TASK:
Pictures stay out of the copy; set down each line of the listing below exactly.

SOURCE EXCERPT:
====
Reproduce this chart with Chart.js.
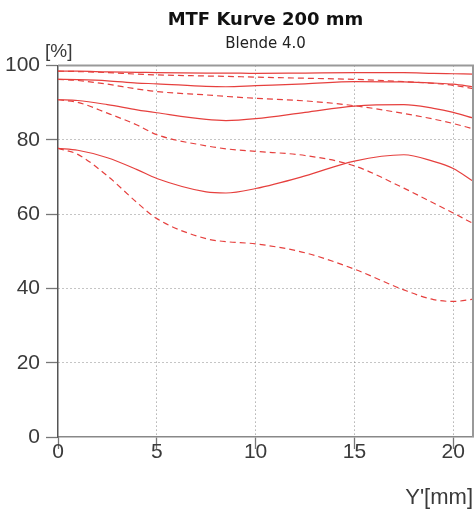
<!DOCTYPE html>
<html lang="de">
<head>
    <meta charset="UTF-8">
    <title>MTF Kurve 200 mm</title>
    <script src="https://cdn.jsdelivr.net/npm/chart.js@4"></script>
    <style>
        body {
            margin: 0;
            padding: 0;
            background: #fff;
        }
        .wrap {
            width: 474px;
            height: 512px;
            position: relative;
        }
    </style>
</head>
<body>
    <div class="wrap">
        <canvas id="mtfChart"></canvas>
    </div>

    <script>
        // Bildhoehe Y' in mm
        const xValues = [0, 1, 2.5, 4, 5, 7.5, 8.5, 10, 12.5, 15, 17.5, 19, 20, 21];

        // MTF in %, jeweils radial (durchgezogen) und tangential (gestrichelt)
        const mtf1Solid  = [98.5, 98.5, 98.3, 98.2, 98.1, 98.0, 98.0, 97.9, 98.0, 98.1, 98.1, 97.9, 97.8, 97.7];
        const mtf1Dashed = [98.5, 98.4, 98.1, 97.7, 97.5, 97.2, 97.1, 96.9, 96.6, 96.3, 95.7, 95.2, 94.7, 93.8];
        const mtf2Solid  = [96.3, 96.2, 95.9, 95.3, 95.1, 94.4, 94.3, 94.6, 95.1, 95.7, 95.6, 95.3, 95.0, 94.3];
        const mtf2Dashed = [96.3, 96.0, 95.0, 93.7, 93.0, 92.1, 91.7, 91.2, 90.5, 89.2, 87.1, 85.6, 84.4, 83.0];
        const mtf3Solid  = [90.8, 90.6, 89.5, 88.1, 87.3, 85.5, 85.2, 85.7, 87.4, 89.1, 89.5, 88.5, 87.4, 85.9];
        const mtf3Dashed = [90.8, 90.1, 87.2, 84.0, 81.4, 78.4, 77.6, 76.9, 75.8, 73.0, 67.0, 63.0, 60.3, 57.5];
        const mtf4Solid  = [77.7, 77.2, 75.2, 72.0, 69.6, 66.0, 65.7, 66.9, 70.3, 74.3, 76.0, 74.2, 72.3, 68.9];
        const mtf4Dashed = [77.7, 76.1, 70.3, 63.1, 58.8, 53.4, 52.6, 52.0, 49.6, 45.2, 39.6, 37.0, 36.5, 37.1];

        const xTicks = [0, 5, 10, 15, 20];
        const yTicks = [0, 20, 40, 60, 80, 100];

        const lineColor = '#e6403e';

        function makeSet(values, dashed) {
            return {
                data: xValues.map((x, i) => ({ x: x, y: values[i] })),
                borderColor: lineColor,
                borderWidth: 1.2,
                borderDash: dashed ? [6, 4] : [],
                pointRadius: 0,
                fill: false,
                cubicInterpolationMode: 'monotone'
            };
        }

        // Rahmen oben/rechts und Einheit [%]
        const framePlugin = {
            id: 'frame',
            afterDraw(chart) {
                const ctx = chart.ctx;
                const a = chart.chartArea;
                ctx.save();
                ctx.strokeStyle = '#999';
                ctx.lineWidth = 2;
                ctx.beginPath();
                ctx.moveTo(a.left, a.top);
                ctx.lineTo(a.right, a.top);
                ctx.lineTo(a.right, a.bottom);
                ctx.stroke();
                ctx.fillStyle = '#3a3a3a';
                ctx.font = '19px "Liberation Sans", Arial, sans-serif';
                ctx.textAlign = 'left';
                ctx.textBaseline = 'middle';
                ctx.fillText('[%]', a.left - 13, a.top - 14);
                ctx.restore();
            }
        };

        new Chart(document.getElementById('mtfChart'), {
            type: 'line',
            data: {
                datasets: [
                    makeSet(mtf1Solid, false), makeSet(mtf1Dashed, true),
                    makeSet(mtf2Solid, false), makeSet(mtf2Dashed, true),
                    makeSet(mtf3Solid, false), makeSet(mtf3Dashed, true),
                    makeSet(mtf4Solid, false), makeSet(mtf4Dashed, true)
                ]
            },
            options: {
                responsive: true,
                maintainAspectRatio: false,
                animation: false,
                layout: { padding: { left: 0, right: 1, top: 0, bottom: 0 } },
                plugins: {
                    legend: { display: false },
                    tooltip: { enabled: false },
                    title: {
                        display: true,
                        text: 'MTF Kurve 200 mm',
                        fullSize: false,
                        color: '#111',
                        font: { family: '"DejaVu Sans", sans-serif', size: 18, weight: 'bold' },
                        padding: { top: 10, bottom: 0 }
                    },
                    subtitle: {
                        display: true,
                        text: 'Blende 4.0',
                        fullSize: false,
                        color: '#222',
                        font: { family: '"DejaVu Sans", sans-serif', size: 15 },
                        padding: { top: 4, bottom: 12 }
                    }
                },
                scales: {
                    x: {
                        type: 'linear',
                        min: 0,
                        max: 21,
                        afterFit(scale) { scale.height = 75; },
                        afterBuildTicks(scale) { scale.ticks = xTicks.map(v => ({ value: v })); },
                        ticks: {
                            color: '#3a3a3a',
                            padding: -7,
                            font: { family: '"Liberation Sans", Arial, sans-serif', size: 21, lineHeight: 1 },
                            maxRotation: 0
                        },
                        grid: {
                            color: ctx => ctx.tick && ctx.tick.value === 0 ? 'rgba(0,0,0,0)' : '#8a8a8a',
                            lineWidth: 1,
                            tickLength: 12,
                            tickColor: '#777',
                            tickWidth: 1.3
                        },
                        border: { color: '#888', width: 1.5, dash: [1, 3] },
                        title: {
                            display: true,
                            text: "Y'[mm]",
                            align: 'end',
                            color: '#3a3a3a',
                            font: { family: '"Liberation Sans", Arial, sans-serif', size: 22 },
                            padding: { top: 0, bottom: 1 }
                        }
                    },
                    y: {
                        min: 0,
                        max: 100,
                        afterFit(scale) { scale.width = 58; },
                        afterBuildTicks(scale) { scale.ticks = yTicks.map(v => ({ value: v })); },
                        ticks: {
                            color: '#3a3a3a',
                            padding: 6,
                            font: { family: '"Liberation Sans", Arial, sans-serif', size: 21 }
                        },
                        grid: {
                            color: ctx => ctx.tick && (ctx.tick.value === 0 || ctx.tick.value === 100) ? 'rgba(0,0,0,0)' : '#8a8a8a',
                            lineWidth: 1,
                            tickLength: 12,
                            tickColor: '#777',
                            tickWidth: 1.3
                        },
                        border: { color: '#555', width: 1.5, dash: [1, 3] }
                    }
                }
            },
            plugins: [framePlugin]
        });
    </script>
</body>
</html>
====
EXPECTED ANSWER:
Reproduce this chart with Chart.js.
<!DOCTYPE html>
<html lang="de">
<head>
    <meta charset="UTF-8">
    <title>MTF Kurve 200 mm</title>
    <script src="https://cdn.jsdelivr.net/npm/chart.js@4"></script>
    <style>
        body {
            margin: 0;
            padding: 0;
            background: #fff;
        }
        .wrap {
            width: 474px;
            height: 512px;
            position: relative;
        }
    </style>
</head>
<body>
    <div class="wrap">
        <canvas id="mtfChart"></canvas>
    </div>

    <script>
        // Bildhoehe Y' in mm
        const xValues = [0, 1, 2.5, 4, 5, 7.5, 8.5, 10, 12.5, 15, 17.5, 19, 20, 21];

        // MTF in %, jeweils radial (durchgezogen) und tangential (gestrichelt)
        const mtf1Solid  = [98.5, 98.5, 98.3, 98.2, 98.1, 98.0, 98.0, 97.9, 98.0, 98.1, 98.1, 97.9, 97.8, 97.7];
        const mtf1Dashed = [98.5, 98.4, 98.1, 97.7, 97.5, 97.2, 97.1, 96.9, 96.6, 96.3, 95.7, 95.2, 94.7, 93.8];
        const mtf2Solid  = [96.3, 96.2, 95.9, 95.3, 95.1, 94.4, 94.3, 94.6, 95.1, 95.7, 95.6, 95.3, 95.0, 94.3];
        const mtf2Dashed = [96.3, 96.0, 95.0, 93.7, 93.0, 92.1, 91.7, 91.2, 90.5, 89.2, 87.1, 85.6, 84.4, 83.0];
        const mtf3Solid  = [90.8, 90.6, 89.5, 88.1, 87.3, 85.5, 85.2, 85.7, 87.4, 89.1, 89.5, 88.5, 87.4, 85.9];
        const mtf3Dashed = [90.8, 90.1, 87.2, 84.0, 81.4, 78.4, 77.6, 76.9, 75.8, 73.0, 67.0, 63.0, 60.3, 57.5];
        const mtf4Solid  = [77.7, 77.2, 75.2, 72.0, 69.6, 66.0, 65.7, 66.9, 70.3, 74.3, 76.0, 74.2, 72.3, 68.9];
        const mtf4Dashed = [77.7, 76.1, 70.3, 63.1, 58.8, 53.4, 52.6, 52.0, 49.6, 45.2, 39.6, 37.0, 36.5, 37.1];

        const xTicks = [0, 5, 10, 15, 20];
        const yTicks = [0, 20, 40, 60, 80, 100];

        const lineColor = '#e6403e';

        function makeSet(values, dashed) {
            return {
                data: xValues.map((x, i) => ({ x: x, y: values[i] })),
                borderColor: lineColor,
                borderWidth: 1.2,
                borderDash: dashed ? [6, 4] : [],
                pointRadius: 0,
                fill: false,
                cubicInterpolationMode: 'monotone'
            };
        }

        // Rahmen oben/rechts und Einheit [%]
        const framePlugin = {
            id: 'frame',
            afterDraw(chart) {
                const ctx = chart.ctx;
                const a = chart.chartArea;
                ctx.save();
                ctx.strokeStyle = '#999';
                ctx.lineWidth = 2;
                ctx.beginPath();
                ctx.moveTo(a.left, a.top);
                ctx.lineTo(a.right, a.top);
                ctx.lineTo(a.right, a.bottom);
                ctx.stroke();
                ctx.fillStyle = '#3a3a3a';
                ctx.font = '19px "Liberation Sans", Arial, sans-serif';
                ctx.textAlign = 'left';
                ctx.textBaseline = 'middle';
                ctx.fillText('[%]', a.left - 13, a.top - 14);
                ctx.restore();
            }
        };

        new Chart(document.getElementById('mtfChart'), {
            type: 'line',
            data: {
                datasets: [
                    makeSet(mtf1Solid, false), makeSet(mtf1Dashed, true),
                    makeSet(mtf2Solid, false), makeSet(mtf2Dashed, true),
                    makeSet(mtf3Solid, false), makeSet(mtf3Dashed, true),
                    makeSet(mtf4Solid, false), makeSet(mtf4Dashed, true)
                ]
            },
            options: {
                responsive: true,
                maintainAspectRatio: false,
                animation: false,
                layout: { padding: { left: 0, right: 1, top: 0, bottom: 0 } },
                plugins: {
                    legend: { display: false },
                    tooltip: { enabled: false },
                    title: {
                        display: true,
                        text: 'MTF Kurve 200 mm',
                        fullSize: false,
                        color: '#111',
                        font: { family: '"DejaVu Sans", sans-serif', size: 18, weight: 'bold' },
                        padding: { top: 10, bottom: 0 }
                    },
                    subtitle: {
                        display: true,
                        text: 'Blende 4.0',
                        fullSize: false,
                        color: '#222',
                        font: { family: '"DejaVu Sans", sans-serif', size: 15 },
                        padding: { top: 4, bottom: 12 }
                    }
                },
                scales: {
                    x: {
                        type: 'linear',
                        min: 0,
                        max: 21,
                        afterFit(scale) { scale.height = 75; },
                        afterBuildTicks(scale) { scale.ticks = xTicks.map(v => ({ value: v })); },
                        ticks: {
                            color: '#3a3a3a',
                            padding: -7,
                            font: { family: '"Liberation Sans", Arial, sans-serif', size: 21, lineHeight: 1 },
                            maxRotation: 0
                        },
                        grid: {
                            color: ctx => ctx.tick && ctx.tick.value === 0 ? 'rgba(0,0,0,0)' : '#8a8a8a',
                            lineWidth: 1,
                            tickLength: 12,
                            tickColor: '#777',
                            tickWidth: 1.3
                        },
                        border: { color: '#888', width: 1.5, dash: [1, 3] },
                        title: {
                            display: true,
                            text: "Y'[mm]",
                            align: 'end',
                            color: '#3a3a3a',
                            font: { family: '"Liberation Sans", Arial, sans-serif', size: 22 },
                            padding: { top: 0, bottom: 1 }
                        }
                    },
                    y: {
                        min: 0,
                        max: 100,
                        afterFit(scale) { scale.width = 58; },
                        afterBuildTicks(scale) { scale.ticks = yTicks.map(v => ({ value: v })); },
                        ticks: {
                            color: '#3a3a3a',
                            padding: 6,
                            font: { family: '"Liberation Sans", Arial, sans-serif', size: 21 }
                        },
                        grid: {
                            color: ctx => ctx.tick && (ctx.tick.value === 0 || ctx.tick.value === 100) ? 'rgba(0,0,0,0)' : '#8a8a8a',
                            lineWidth: 1,
                            tickLength: 12,
                            tickColor: '#777',
                            tickWidth: 1.3
                        },
                        border: { color: '#555', width: 1.5, dash: [1, 3] }
                    }
                }
            },
            plugins: [framePlugin]
        });
    </script>
</body>
</html>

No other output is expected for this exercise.